[What is expected]
Write the lines out exactly as they stand, from the one containing "What TikZ code" through the one containing "(title) at (540,36)", and only those. Omit pictures.

━━━

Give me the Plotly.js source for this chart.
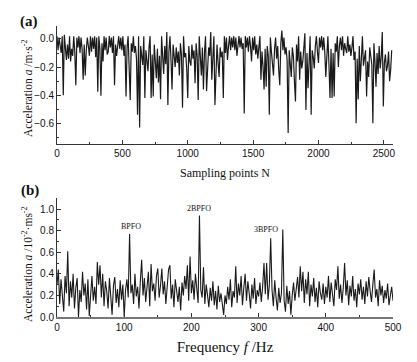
<!DOCTYPE html>
<html>
<head>
<meta charset="utf-8">
<script src="https://cdn.plot.ly/plotly-3.0.1.min.js"></script>
<style>
html,body{margin:0;padding:0;background:#fff;}
#chart{width:417px;height:362px;}
</style>
</head>
<body>
<div id="chart"></div>
<script>
// ---------- Panel (a): time signal, one value every 8 sampling points ----------
var sampleStep = 8;
var timeSignal = [
 0.02,-0.08,0.01,-0.05,-0.10,0.02,-0.40,0.03,-0.06,-0.15,-0.04,-0.14,0.02,-0.16,-0.07,-0.12,0.02,-0.09,-0.33,0.01,
 -0.06,0.02,-0.10,0.01,-0.07,-0.29,-0.04,-0.26,-0.08,0.01,-0.05,-0.12,0.02,-0.09,0.01,-0.07,0.02,-0.13,0.01,-0.375,
 0.02,-0.07,-0.405,-0.03,-0.16,0.02,-0.08,0.01,-0.11,-0.09,0.02,-0.06,0.01,-0.10,0.02,-0.33,-0.04,-0.12,-0.05,0.02,
 -0.07,0.01,-0.08,0.02,-0.12,-0.04,-0.41,-0.06,0.02,-0.18,-0.435,-0.03,-0.09,0.02,-0.10,-0.05,-0.14,-0.54,0.02,-0.63,
 -0.05,-0.12,-0.185,0.02,-0.42,-0.08,-0.15,-0.23,-0.06,0.02,-0.42,-0.11,-0.41,-0.04,-0.16,-0.28,-0.07,-0.31,-0.12,-0.43,
 0.02,-0.14,-0.25,-0.05,-0.18,0.05,-0.47,-0.09,0.02,-0.15,-0.36,-0.04,-0.12,-0.20,-0.06,-0.17,-0.09,-0.26,-0.03,-0.11,
 -0.49,0.02,-0.13,-0.10,-0.21,-0.42,-0.05,-0.16,-0.19,-0.04,-0.14,-0.08,-0.315,-0.03,-0.12,-0.435,0.02,-0.17,-0.26,-0.06,
 -0.36,-0.10,0.02,-0.37,-0.15,-0.06,-0.12,0.05,-0.29,-0.09,0.02,-0.47,-0.14,-0.04,-0.17,-0.27,-0.06,-0.13,-0.09,-0.42,
 0.02,-0.10,0.01,-0.15,-0.05,0.02,-0.08,0.01,-0.06,0.02,-0.08,0.01,-0.12,-0.04,0.02,-0.06,0.01,-0.07,-0.03,-0.53,
 0.02,-0.06,0.01,-0.09,0.02,-0.05,-0.16,0.01,-0.08,0.02,-0.11,-0.04,-0.14,-0.06,0.02,-0.29,-0.09,-0.20,-0.36,-0.07,
 -0.34,-0.05,-0.12,-0.54,0.01,-0.09,-0.18,-0.26,-0.07,0.01,-0.14,-0.05,-0.22,-0.33,-0.03,0.06,-0.08,0.01,-0.11,-0.06,
 -0.15,-0.67,-0.08,-0.20,-0.27,-0.06,-0.12,-0.30,-0.445,-0.04,-0.16,0.02,-0.29,-0.09,-0.21,-0.16,-0.07,0.04,-0.505,-0.10,
 -0.35,-0.12,0.02,-0.54,-0.08,-0.13,-0.21,-0.05,0.02,-0.09,-0.17,0.01,-0.06,0.02,-0.08,0.01,-0.09,-0.27,-0.05,0.02,
 -0.18,-0.42,-0.07,-0.42,-0.10,-0.41,-0.03,-0.09,0.02,-0.20,-0.05,0.01,-0.08,0.02,-0.12,-0.03,-0.07,-0.10,0.02,-0.09,
 -0.04,-0.12,-0.06,0.02,-0.15,-0.09,-0.60,-0.14,-0.43,-0.05,-0.30,-0.11,0.02,-0.19,-0.13,-0.08,-0.41,-0.16,-0.27,-0.06,
 -0.12,-0.18,-0.60,-0.03,-0.16,-0.34,-0.10,-0.25,-0.05,-0.21,-0.13,0.05,-0.48,-0.17,-0.11,-0.23,-0.19,-0.09,-0.30,-0.22,
 -0.08
];
var sampleIdx = timeSignal.map(function(_, i){ return i * sampleStep; });

// ---------- Panel (b): spectrum, one value every 2 Hz ----------
var freqStep = 2;
var spectrum = [
 0.30,0.44,0.12,0.35,0.20,0.05,0.38,0.22,0.61,0.10,0.33,0.18,0.40,0.08,0.27,0.36,0.00,0.25,0.14,0.42,0.20,0.31,0.07,0.35,0.01,
 0.22,0.38,0.15,0.28,0.12,0.51,0.30,0.48,0.18,0.40,0.10,0.33,0.24,0.08,0.36,0.20,0.02,0.29,0.37,0.13,0.26,0.09,0.34,0.16,0.30,
 0.00,0.25,0.35,0.18,0.77,0.22,0.30,0.12,0.40,0.19,0.28,0.08,0.33,0.53,0.20,0.36,0.14,0.27,0.42,0.10,0.49,0.24,0.31,0.15,0.38,
 0.45,0.18,0.29,0.45,0.21,0.33,0.12,0.26,0.44,0.48,0.17,0.30,0.09,0.35,0.23,0.14,0.28,0.06,0.32,0.20,0.38,0.26,0.48,0.15,0.56,
 0.22,0.34,0.16,0.40,0.27,0.13,0.94,0.25,0.18,0.46,0.12,0.30,0.20,0.09,0.27,0.15,0.33,0.11,0.24,0.07,0.29,0.14,0.22,0.10,0.02,
 0.20,0.12,0.28,0.16,0.35,0.09,0.24,0.18,0.47,0.13,0.31,0.20,0.38,0.11,0.27,0.40,0.15,0.33,0.22,0.08,0.30,0.17,0.36,0.12,0.25,
 0.19,0.32,0.14,0.28,0.50,0.21,0.50,0.16,0.30,0.73,0.25,0.10,0.34,0.18,0.06,0.27,0.13,0.22,0.81,0.15,0.05,0.29,0.12,0.24,0.02,
 0.20,0.32,0.15,0.28,0.37,0.18,0.47,0.24,0.42,0.13,0.35,0.21,0.42,0.10,0.30,0.19,0.36,0.14,0.27,0.09,0.33,0.22,0.16,0.31,0.12,
 0.28,0.18,0.38,0.14,0.32,0.22,0.10,0.35,0.25,0.47,0.17,0.30,0.13,0.27,0.50,0.20,0.34,0.11,0.29,0.19,0.38,0.15,0.26,0.09,0.31,
 0.21,0.35,0.16,0.28,0.12,0.33,0.19,0.37,0.24,0.14,0.30,0.44,0.18,0.26,0.10,0.34,0.20,0.29,0.13,0.25,0.17,0.31,0.11,0.22,0.28,0.15
];
var freqs = spectrum.map(function(_, i){ return i * freqStep; });

// ---------- Peak labels ----------
var peakLabels = ["BPFO", "2BPFO", "3BPFO"];
var peakFreqs = [110, 212, 311];
var peakLabelY = [0.836, 1.009, 0.808];

var serif = "Liberation Serif, Times New Roman, serif";
var sans = "Liberation Sans Narrow, Arial Narrow, Liberation Sans, Arial, sans-serif";
var ink = "#1a1a1a";

var traces = [
  {x: sampleIdx, y: timeSignal, xaxis: "x", yaxis: "y", type: "scatter", mode: "lines",
   line: {color: ink, width: 1.2}, hoverinfo: "skip"},
  {x: freqs, y: spectrum, xaxis: "x2", yaxis: "y2", type: "scatter", mode: "lines",
   line: {color: ink, width: 1.1}, hoverinfo: "skip"}
];

var tickFont = {family: sans, size: 10, color: "#111"};
function axisBase(){
  return {showgrid: false, zeroline: false, showline: true, linecolor: "#333", linewidth: 1,
          ticks: "inside", ticklen: 4, tickcolor: "#333", tickfont: tickFont, mirror: false};
}

var xa = axisBase();
Object.assign(xa, {domain: [0,1], anchor: "y", range: [0, 2570], dtick: 500, tick0: 0,
  minor: {dtick: 250, ticks: "inside", ticklen: 2, tickcolor: "#333"},
  title: {text: "Sampling points N", font: {family: serif, size: 12, color: "#111"}, standoff: 10}});
var ya = axisBase();
Object.assign(ya, {domain: [0.5935, 1], anchor: "x", range: [-0.75, 0.0925], dtick: 0.2, tick0: 0,
  tickformat: ".1f",
  minor: {dtick: 0.1, ticks: "inside", ticklen: 2, tickcolor: "#333"}});
var xb = axisBase();
Object.assign(xb, {domain: [0,1], anchor: "y2", range: [0, 500], dtick: 100, tick0: 0,
  linecolor: "#777", linewidth: 1.5,
  minor: {dtick: 50, ticks: "inside", ticklen: 2, tickcolor: "#333"},
  title: {text: "Frequency <i>f</i> /Hz", font: {family: serif, size: 15, color: "#111"}, standoff: 10}});
var yb = axisBase();
Object.assign(yb, {domain: [0, 0.4079], anchor: "x2", range: [0, 1.1], dtick: 0.2, tick0: 0,
  tickformat: ".1f",
  minor: {dtick: 0.1, ticks: "inside", ticklen: 2, tickcolor: "#333"}});

var annotations = peakLabels.map(function(t, i){
  return {text: t, x: peakFreqs[i], y: peakLabelY[i], xref: "x2", yref: "y2",
          xanchor: "center", yanchor: "middle",
          showarrow: false, font: {family: serif, size: 8, color: "#111"}};
});
// y-axis titles placed exactly as in the reference
annotations.push({text: "Acceleration <i>a</i> /m·s<sup>-2</sup>", xref: "paper", yref: "paper",
  x: -0.0893, y: 0.787, xanchor: "center", yanchor: "middle", textangle: -90,
  showarrow: false, font: {family: serif, size: 11.5, color: "#111"}});
annotations.push({text: "Acceleration <i>a</i> /10<sup>-2</sup>·ms<sup>-2</sup>", xref: "paper", yref: "paper",
  x: -0.0893, y: 0.182, xanchor: "center", yanchor: "middle", textangle: -90,
  showarrow: false, font: {family: serif, size: 11.5, color: "#111"}});
annotations.push({text: "<b>(a)</b>", xref: "paper", yref: "paper", x: -0.083, y: 1.017,
  xanchor: "center", yanchor: "middle",
  showarrow: false, font: {family: serif, size: 15, color: "#111"}});
annotations.push({text: "<b>(b)</b>", xref: "paper", yref: "paper", x: -0.080, y: 0.433,
  xanchor: "center", yanchor: "middle",
  showarrow: false, font: {family: serif, size: 15, color: "#111"}});

var layout = {
  width: 417, height: 362,
  margin: {l: 57, r: 24, t: 26, b: 45},
  paper_bgcolor: "#fff", plot_bgcolor: "#fff",
  showlegend: false,
  xaxis: xa, yaxis: ya, xaxis2: xb, yaxis2: yb,
  annotations: annotations
};

Plotly.newPlot("chart", traces, layout, {staticPlot: true, displayModeBar: false});
</script>
</body>
</html>
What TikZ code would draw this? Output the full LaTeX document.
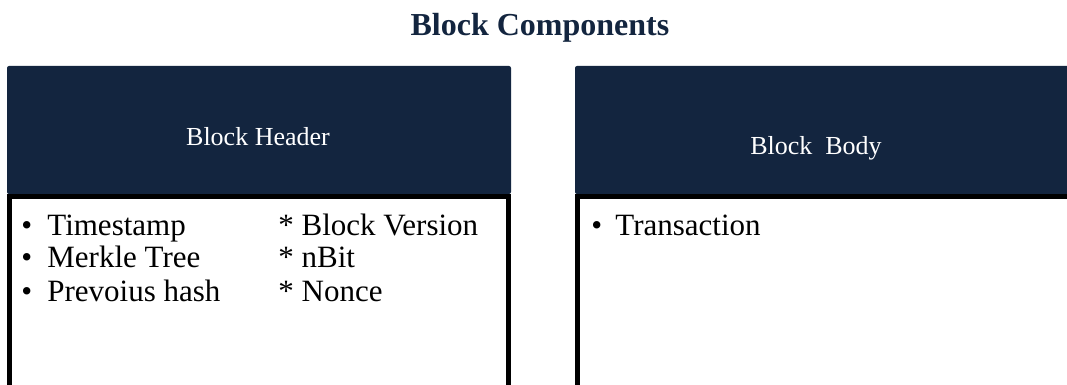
\documentclass[tikz,border=0pt]{standalone}
\usepackage{fontspec}
\setmainfont{Liberation Serif}
\definecolor{navy}{HTML}{13253F}
\tikzset{
  header/.style={fill=navy, rounded corners=1pt},
  hdrtext/.style={text=white, inner sep=0pt, font=\fontsize{13}{15}\selectfont},
  item/.style={anchor=base west, inner sep=0pt, font=\fontsize{15.5}{18}\selectfont},
  frame/.style={line width=2.5pt, line cap=butt},
}

\begin{document}
\begin{tikzpicture}[x=0.5pt,y=-0.5pt]
  %%%%% START %%%%%
  \def\htop{66}
  \def\hbot{194}
  \def\lstart{7}
  \def\lend{511}
  \def\rstart{575}
  \def\rowsep{33}

  \useasboundingbox (0,0) rectangle (1067,385);
  \clip (0,0) rectangle (1067,385);

  \node[anchor=base, inner sep=0pt, text=navy,
        font=\bfseries\fontsize{16}{19}\selectfont] (title) at (540,36) {Block Components};

  % headers
  \fill[header] (\lstart,\hbot) |- (\lend,\htop) -- (\lend,\hbot) -- cycle;
  \fill[header] (\rstart,\hbot) |- (1080,\htop) -- (1080,\hbot) -- cycle;
  \node[hdrtext] (hdrL) at (258,137) {Block Header};
  \node[hdrtext] (hdrR) at (816,148) {Block\ \ Body};

  % body frames
  \draw[frame] (\lstart+2.5,400) |- (\lend-2.5,\hbot+2.5) -- (\lend-2.5,400);
  \draw[frame] (\rstart+2.5,400) |- (1080,\hbot+2.5);

  % header fields
  \foreach \left/\right [count=\i] in {Timestamp/Block Version, Merkle Tree/nBit, Prevoius hash/Nonce} {
    \node[item] (bul\i) at (21,202+\rowsep*\i) {•};
    \node[item] (fld\i) at (47,202+\rowsep*\i) {\left};
    \node[item] (ext\i) at (278,202+\rowsep*\i) {* \right};
  }

  % body fields
  \node[item] (bulT) at (591,235) {•};
  \node[item] (txn) at (615,235) {Transaction};
  %%%%% END %%%%%
\end{tikzpicture}
\end{document}
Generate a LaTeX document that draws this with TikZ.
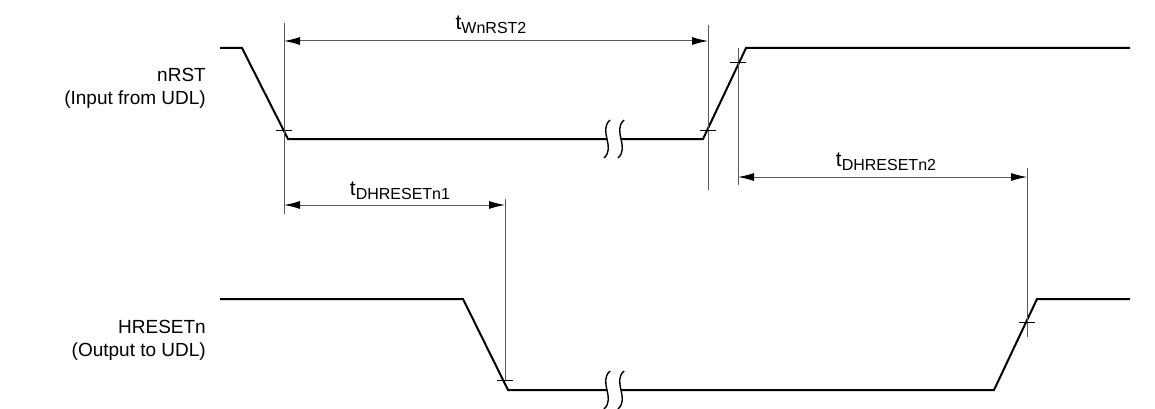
\documentclass[tikz,border=0pt]{standalone}
\usepackage{fontspec}
\setmainfont{Liberation Sans}
\usetikzlibrary{arrows.meta}
\begin{document}
\begin{tikzpicture}[x=1pt,y=-1pt,
  wave/.style={line width=2pt, line join=miter},
  dim/.style={line width=1pt, draw=black!65},
  dimarrow/.style={dim, {Latex[length=16pt,width=8pt,black]}-{Latex[length=16pt,width=8pt,black]}},
  tickmark/.style={line width=1pt},
  lbl/.style={font=\fontsize{19}{23}\selectfont, align=right, anchor=east, inner sep=0pt},
  tlabel/.style={font=\fontsize{21}{21}\selectfont, inner sep=0pt},
  brk/.pic={
    \fill[white] (3,-19) .. controls (-9,-8) and (9,8) .. (-3,19) -- (11,19) .. controls (23,8) and (5,-8) .. (17,-19) -- cycle;
    \draw[line width=1.4pt] (3,-19) .. controls (-9,-8) and (9,8) .. (-3,19);
    \draw[line width=1.4pt] (17,-19) .. controls (5,-8) and (23,8) .. (11,19);
  }
]
\useasboundingbox (0,0) rectangle (1155,409);
\newcommand{\sublbl}[2]{t{\fontsize{16}{16}\selectfont\raisebox{-4pt}{#2}}}

% signal labels
\node[lbl] (nrst) at (206,88) {nRST\\(Input from UDL)};
\node[lbl] (hreset) at (206,340) {HRESETn\\(Output to UDL)};

% nRST waveform
\coordinate (a0) at (220,48);
\coordinate (a1) at (242,48);
\coordinate (a2) at (288,139);
\coordinate (a3) at (703,139);
\coordinate (a4) at (746,48);
\coordinate (a5) at (1130,48);
\draw[wave] (a0) -- (a1) -- (a2) -- (a3) -- (a4) -- (a5);

% HRESETn waveform
\coordinate (b0) at (220,299);
\coordinate (b1) at (463,299);
\coordinate (b2) at (508,390);
\coordinate (b3) at (994,390);
\coordinate (b4) at (1037,299);
\coordinate (b5) at (1130,299);
\draw[wave] (b0) -- (b1) -- (b2) -- (b3) -- (b4) -- (b5);

% break symbols
\pic at (607,139) {brk};
\pic at (607,390) {brk};

% vertical reference lines
\coordinate (v1t) at (284,23);  \coordinate (v1b) at (284,214);
\coordinate (v2t) at (708,25);  \coordinate (v2b) at (708,190);
\coordinate (v3t) at (738,48);  \coordinate (v3b) at (738,185);
\coordinate (v4t) at (505,199); \coordinate (v4b) at (505,380);
\coordinate (v5t) at (1027,168); \coordinate (v5b) at (1027,337);
\draw[dim] (v1t) -- (v1b);
\draw[dim] (v2t) -- (v2b);
\draw[dim] (v3t) -- (v3b);
\draw[dim] (v4t) -- (v4b);
\draw[dim] (v5t) -- (v5b);

% tick marks
\coordinate (k1) at (284,130);
\coordinate (k2) at (708,130);
\coordinate (k3) at (738,63);
\coordinate (k4) at (505,380);
\coordinate (k5) at (1027,322);
\foreach \k in {k1,k2,k3,k4,k5}
  \draw[tickmark] ([xshift=-8pt]\k) -- ([xshift=8pt]\k);

% dimension arrows
\coordinate (w1) at (284,41);  \coordinate (w2) at (708,41);
\coordinate (d1) at (284,205); \coordinate (d2) at (505,205);
\coordinate (e1) at (738,177); \coordinate (e2) at (1027,177);
\draw[dimarrow] (w1) -- (w2);
\draw[dimarrow] (d1) -- (d2);
\draw[dimarrow] (e1) -- (e2);

\node[tlabel] (twn) at (491,25) {\sublbl{t}{WnRST2}};
\node[tlabel] (td1) at (400,191) {\sublbl{t}{DHRESETn1}};
\node[tlabel] (td2) at (886,162) {\sublbl{t}{DHRESETn2}};
\end{tikzpicture}
\end{document}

━━━

[Finished exercise]
What TikZ code would draw this? Output the full LaTeX document.
\documentclass[tikz,border=0pt]{standalone}
\usepackage{fontspec}
\setmainfont{Liberation Serif}
\definecolor{navy}{HTML}{13253F}
\tikzset{
  header/.style={fill=navy, rounded corners=1pt},
  hdrtext/.style={text=white, inner sep=0pt, font=\fontsize{13}{15}\selectfont},
  item/.style={anchor=base west, inner sep=0pt, font=\fontsize{15.5}{18}\selectfont},
  frame/.style={line width=2.5pt, line cap=butt},
}

\begin{document}
\begin{tikzpicture}[x=0.5pt,y=-0.5pt]
  %%%%% START %%%%%
  \def\htop{66}
  \def\hbot{194}
  \def\lstart{7}
  \def\lend{511}
  \def\rstart{575}
  \def\rowsep{33}

  \useasboundingbox (0,0) rectangle (1067,385);
  \clip (0,0) rectangle (1067,385);

  \node[anchor=base, inner sep=0pt, text=navy,
        font=\bfseries\fontsize{16}{19}\selectfont] (title) at (540,36) {Block Components};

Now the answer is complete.